Services This Week

Dear All,

Services this week are taking place in person or via livestream through our YouTube Channel. Please find gathering times and service sheet links below:

Friday 14 July
10.30am - BCP Holy Communion
(Revd Dr Mark Scarlata)

Sunday 16 July / Sixth Sunday After Trinity
11am - Holy Communion
Sermon: ‘Scattering Seed’
Service Sheet: Here
Hymnsheet: Here

Other news:

Volunteer Rota: In addition to the sign-up sheet in church, we are making it easier to volunteer by attaching an online rota with the weekly email here. (N.B. There will be an initial delay before access is granted to the form, in order that only church members can see and edit it.) Please do consider if you are able to help out in any of the ways listed – we are particularly in need of regular volunteers to set-up tea and coffee and stay a little longer after each service to wash-up/leave away. If you have any queries please speak to Peter or Will on Sunday. Many thanks!

Giving: As always we are grateful for all of your gifts! Offerings may still be given during this time via a basket collection during live services, Standing Orders, or one time bank transfer, via BACS [SORT: 20-17-19 / ACCT #: 30851477 – “St Edwards Church Vestry Fund”]. There is now also a SumUp machine by the door of the church, for those of you who wish to give contactlessly: Simply power on, enter the amount you wish to give on the screen, and then tap your card.

Exciting Holiness (Friday 14 July):

Born in 1792, the son of a priest, John Keble showed early brilliance as a scholar, becoming a fellow of Oriel College, Oxford, at the age of nineteen, a few years before his ordination. He won great praise for his collection of poems, The Christian Year, issued in 1827, and was elected Professor of Poetry in Oxford in 1831. A leader of the Tractarian movement, which protested at the threats to the Church from liberal developments in both politics and theology, he nevertheless did not seek preferment and in 1836 became a parish priest near Winchester, a position he held until his death in 1866. He continued to write scholarly books and was praised for his character and spiritual counsel.
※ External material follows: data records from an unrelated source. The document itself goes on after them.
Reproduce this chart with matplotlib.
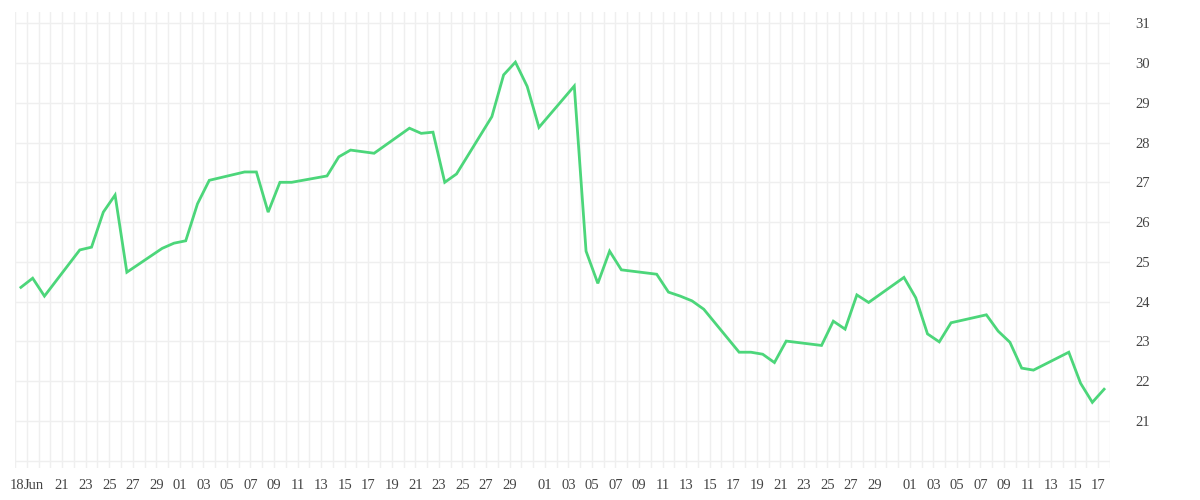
import pandas as pd
import matplotlib
matplotlib.use("Agg")
import matplotlib.pyplot as plt
import matplotlib.dates as mdates

plt.rcParams.update({"font.family": ["Liberation Serif", "DejaVu Serif"], "font.size": 10.5})

#%%
# 資料：日期與價格
dates = ["2025-06-18", "2025-06-19", "2025-06-20", "2025-06-23", "2025-06-24", "2025-06-25",
         "2025-06-26", "2025-06-27", "2025-06-30", "2025-07-01", "2025-07-02", "2025-07-03",
         "2025-07-04", "2025-07-07", "2025-07-08", "2025-07-09", "2025-07-10", "2025-07-11",
         "2025-07-14", "2025-07-15", "2025-07-16", "2025-07-18", "2025-07-21", "2025-07-22",
         "2025-07-23", "2025-07-24", "2025-07-25", "2025-07-28", "2025-07-29", "2025-07-30",
         "2025-07-31", "2025-08-01", "2025-08-04", "2025-08-05", "2025-08-06", "2025-08-07",
         "2025-08-08", "2025-08-11", "2025-08-12", "2025-08-13", "2025-08-14", "2025-08-15",
         "2025-08-18", "2025-08-19", "2025-08-20", "2025-08-21", "2025-08-22", "2025-08-25",
         "2025-08-26", "2025-08-27", "2025-08-28", "2025-08-29", "2025-09-01", "2025-09-02",
         "2025-09-03", "2025-09-04", "2025-09-05", "2025-09-08", "2025-09-09", "2025-09-10",
         "2025-09-11", "2025-09-12", "2025-09-15", "2025-09-16", "2025-09-17", "2025-09-18"]

prices = [24.36, 24.59, 24.14, 25.30, 25.37, 26.25,
          26.68, 24.74, 25.34, 25.47, 25.53, 26.46,
          27.05, 27.26, 27.26, 26.25, 27.00, 27.00,
          27.16, 27.64, 27.81, 27.73, 28.36, 28.23,
          28.26, 27.00, 27.21, 28.65, 29.70, 30.02,
          29.41, 28.38, 29.42, 25.27, 24.46, 25.27,
          24.80, 24.69, 24.24, 24.14, 24.02, 23.81,
          22.73, 22.73, 22.68, 22.47, 23.01, 22.90,
          23.51, 23.31, 24.17, 23.98, 24.61, 24.10,
          23.19, 22.99, 23.47, 23.67, 23.26, 22.98,
          22.33, 22.28, 22.73, 21.95, 21.47, 21.80]

# x 軸刻度：每兩天一個標籤
tick_dates = ["2025-06-17", "2025-06-19", "2025-06-21", "2025-06-23", "2025-06-25", "2025-06-27",
              "2025-06-29", "2025-07-01", "2025-07-03", "2025-07-05", "2025-07-07", "2025-07-09",
              "2025-07-11", "2025-07-13", "2025-07-15", "2025-07-17", "2025-07-19", "2025-07-21",
              "2025-07-23", "2025-07-25", "2025-07-27", "2025-07-29", "2025-08-01", "2025-08-03",
              "2025-08-05", "2025-08-07", "2025-08-09", "2025-08-11", "2025-08-13", "2025-08-15",
              "2025-08-17", "2025-08-19", "2025-08-21", "2025-08-23", "2025-08-25", "2025-08-27",
              "2025-08-29", "2025-09-01", "2025-09-03", "2025-09-05", "2025-09-07", "2025-09-09",
              "2025-09-11", "2025-09-13", "2025-09-15", "2025-09-17"]
tick_labels = ["18", "Jun", "21", "23", "25", "27",
               "29", "01", "03", "05", "07", "09",
               "11", "13", "15", "17", "19", "21",
               "23", "25", "27", "29", "01", "03",
               "05", "07", "09", "11", "13", "15",
               "17", "19", "21", "23", "25", "27",
               "29", "01", "03", "05", "07", "09",
               "11", "13", "15", "17"]

y_ticks = list(range(20, 32))
y_labels = [""] + [str(v) for v in range(21, 32)]

#%%
x = pd.to_datetime(dates) - pd.Timedelta(hours=12)
xt = list(pd.to_datetime(tick_dates))
# "18" 與 "Jun" 兩個標籤緊貼在一起
xt[0] = xt[0] + pd.Timedelta(hours=5)
xt[1] = xt[1] - pd.Timedelta(hours=10)

fig = plt.figure(figsize=(12, 5), dpi=100)
ax = fig.add_axes([15/1200, 32/500, 1095/1200, 456/500])

ax.plot(x, prices, color="#4cd67a", linewidth=2.0, solid_joinstyle="miter")

ax.set_xlim(pd.Timestamp("2025-06-17"), pd.Timestamp("2025-09-18"))
ax.set_ylim(19.82, 31.28)

ax.xaxis.set_minor_locator(mdates.DayLocator())
ax.xaxis.remove_overlapping_locs = False
ax.set_xticks(xt)
ax.set_xticklabels(tick_labels)
ax.set_yticks(y_ticks)
ax.set_yticklabels(y_labels)
ax.yaxis.tick_right()

ax.grid(which="minor", axis="x", color="#efefef", linewidth=1)
ax.grid(which="major", axis="y", color="#efefef", linewidth=1)
ax.set_axisbelow(True)
ax.tick_params(which="both", length=0, colors="#444444")
ax.tick_params(axis="x", pad=8)
ax.tick_params(axis="y", pad=18)
for s in ax.spines.values():
    s.set_visible(False)

fig.savefig("out.png")
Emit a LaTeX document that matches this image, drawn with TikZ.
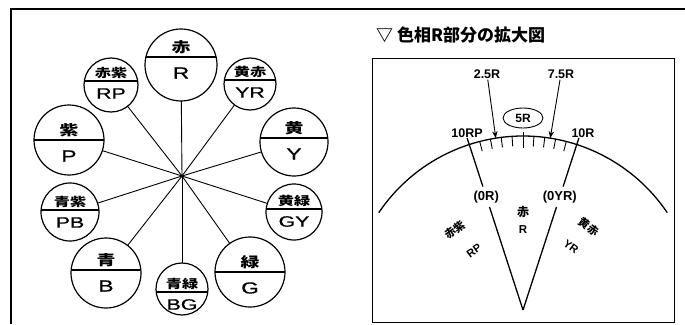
\documentclass[tikz,border=0pt]{standalone}
\usepackage{fontspec}
\setmainfont{Liberation Sans}
\newfontfamily\jp{Noto Sans CJK JP}
\newfontfamily\jpw[FakeStretch=1.35]{Noto Sans CJK JP}
\newfontfamily\latw[FakeStretch=1.42,FakeBold=0.8]{Liberation Sans}
\usetikzlibrary{shapes.geometric,arrows.meta,calc}
\tikzset{
  huebox/.style={circle, draw, line width=1.2pt, inner sep=0pt, outer sep=0pt},
  jpB/.style={font=\jpw\bfseries\fontsize{14}{14}\selectfont, inner sep=0pt, yshift=10pt},
  latB/.style={font=\latw\fontsize{16}{16}\selectfont, inner sep=0pt, yshift=-16pt},
  jpS/.style={font=\jpw\bfseries\fontsize{12}{12}\selectfont, inner sep=0pt, yshift=8pt},
  latS/.style={font=\latw\fontsize{15}{15}\selectfont, inner sep=0pt, yshift=-12.5pt},
  spoke/.style={line width=0.9pt},
  lbl/.style={font=\bfseries\fontsize{12.5}{12.5}\selectfont, inner sep=1pt},
  lblj/.style={font=\jp\bfseries\fontsize{12}{12}\selectfont, inner sep=1pt},
  arcline/.style={line width=1.3pt},
  tick/.style={line width=0.9pt},
  arr/.style={line width=0.9pt, -{Stealth[length=7pt,width=5.5pt]}},
  rot/.style={inner sep=0pt, font=\bfseries\fontsize{11}{11}\selectfont},
}
\newcommand\huecircle[8]{%
  \node[huebox, minimum size={2*#4*1pt}] (#1) at (#2,#3) {};
  \begin{scope}
    \clip (#2,#3) circle[radius=#4];
    \draw[line width=1.1pt] ({#2-#4},{#3+(#5)}) -- ({#2+#4},{#3+(#5)});
  \end{scope}
  \node[jp#8] (#1-jp) at (#2,{#3+(#5)}) {#6};
  \node[lat#8] (#1-lat) at (#2,{#3+(#5)}) {#7};
}
\begin{document}
\begin{tikzpicture}[x=1pt,y=-1pt]
\useasboundingbox (0,0) rectangle (685,324);
% outer frame
\draw[line width=1.1pt] (685,9) -- (11,9) -- (11,324);

% ---- left: hue circle ----
\coordinate (ctr) at (182,176);
\huecircle{R}{181}{65}{36}{-8}{赤}{R}{B}
\huecircle{YR}{250}{84}{26}{-4}{黄赤}{YR}{S}
\huecircle{Y}{294}{142}{34}{-4}{黄}{Y}{B}
\huecircle{GY}{294}{212}{28}{-3}{黄緑}{GY}{S}
\huecircle{G}{250}{272}{35}{0}{緑}{G}{B}
\huecircle{BG}{182}{289}{26}{3}{青緑}{BG}{S}
\huecircle{B}{106}{273}{35}{-3}{青}{B}{B}
\huecircle{PB}{70}{212}{29}{-2}{青紫}{PB}{S}
\huecircle{P}{69}{140}{35}{0}{紫}{P}{B}
\huecircle{RP}{111}{85}{27}{-4}{赤紫}{RP}{S}
\foreach \n in {R,YR,Y,GY,G,BG,B,PB,P,RP}
  \draw[spoke] (ctr) -- (\n);
\fill (ctr) circle[radius=1.6];

% ---- right: enlarged R section ----
\node[anchor=west, font=\jp\bfseries\fontsize{17}{17}\selectfont, inner sep=0pt] (title) at (376,35) {▽ 色相R部分の拡大図};
\draw[line width=0.8pt] (372,58) rectangle (674,322);

\coordinate (O) at (523,310);
\draw[arcline] ([shift={(146:174pt)}]O) arc[start angle=146, end angle=34, radius=174pt];

% boundary lines with labels
\node[lbl, inner sep=4pt, font=\bfseries\fontsize{13}{13}\selectfont] (l0R) at ([shift={(108:119pt)}]O) {(0R)};
\node[lbl, inner sep=4pt, font=\bfseries\fontsize{13}{13}\selectfont] (l0YR) at ([shift={(72:119pt)}]O) {(0YR)};
\coordinate (bL) at ([shift={(108:181pt)}]O);
\coordinate (bR) at ([shift={(72:181pt)}]O);
\draw[arcline] (O) -- (l0R);
\draw[arcline] (l0R) -- (bL);
\draw[arcline] (O) -- (l0YR);
\draw[arcline] (l0YR) -- (bR);

% ticks
\foreach \i in {1,2,3,4,6,7,8,9}{
  \pgfmathsetmacro\a{108-3.6*\i}
  \draw[tick] ([shift={(\a:174pt)}]O) -- ([shift={(\a:164pt)}]O);
}
\draw[tick] ([shift={(90:178pt)}]O) -- ([shift={(90:162pt)}]O);

% labels on top
\node[lbl] (l10RP) at (467,133) {10RP};
\node[lbl] (l10R) at (583,133) {10R};
\node[lbl] (l25) at (487,74) {2.5R};
\node[lbl] (l75) at (561,74) {7.5R};
\coordinate (p25) at ([shift={(99:174pt)}]O);
\coordinate (p75) at ([shift={(81:174pt)}]O);
\draw[arr] (l25) -- (p25);
\draw[arr] (l75) -- (p75);
\node[ellipse, draw, line width=0.9pt, minimum width=40pt, minimum height=20pt, inner sep=0pt, font=\bfseries\fontsize{12}{12}\selectfont] (l5) at (523,118) {5R};

% sector names
\node[lblj] (rjp) at (523,212) {赤};
\node[lbl, font=\bfseries\fontsize{11.5}{11.5}\selectfont] (rlat) at (523,230) {R};
\node[rot, rotate=36] (rpjp) at (455,230) {\jp\bfseries 赤紫};
\node[rot, rotate=36] (rplat) at (474,251) {RP};
\node[rot, rotate=-36] (yrjp) at (589,227) {\jp\bfseries 黄赤};
\node[rot, rotate=-36] (yrlat) at (571,247) {YR};
\end{tikzpicture}
\end{document}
Yet he is still best remembered for a sermon he preached in Oxford, considered to be the beginning of the Oxford Movement, delivered on this day in 1833.

Father of the eternal Word, in whose encompassing love all things in peace and order move: grant that, as your servant John Keble adored you in all creation, so we may have a humble heart of love for the mysteries of your Church and know your love to be new every morning, in Jesus Christ your Son our Lord, who is alive and reigns with you, in the unity of the Holy Spirit, one God, now and for ever. Amen.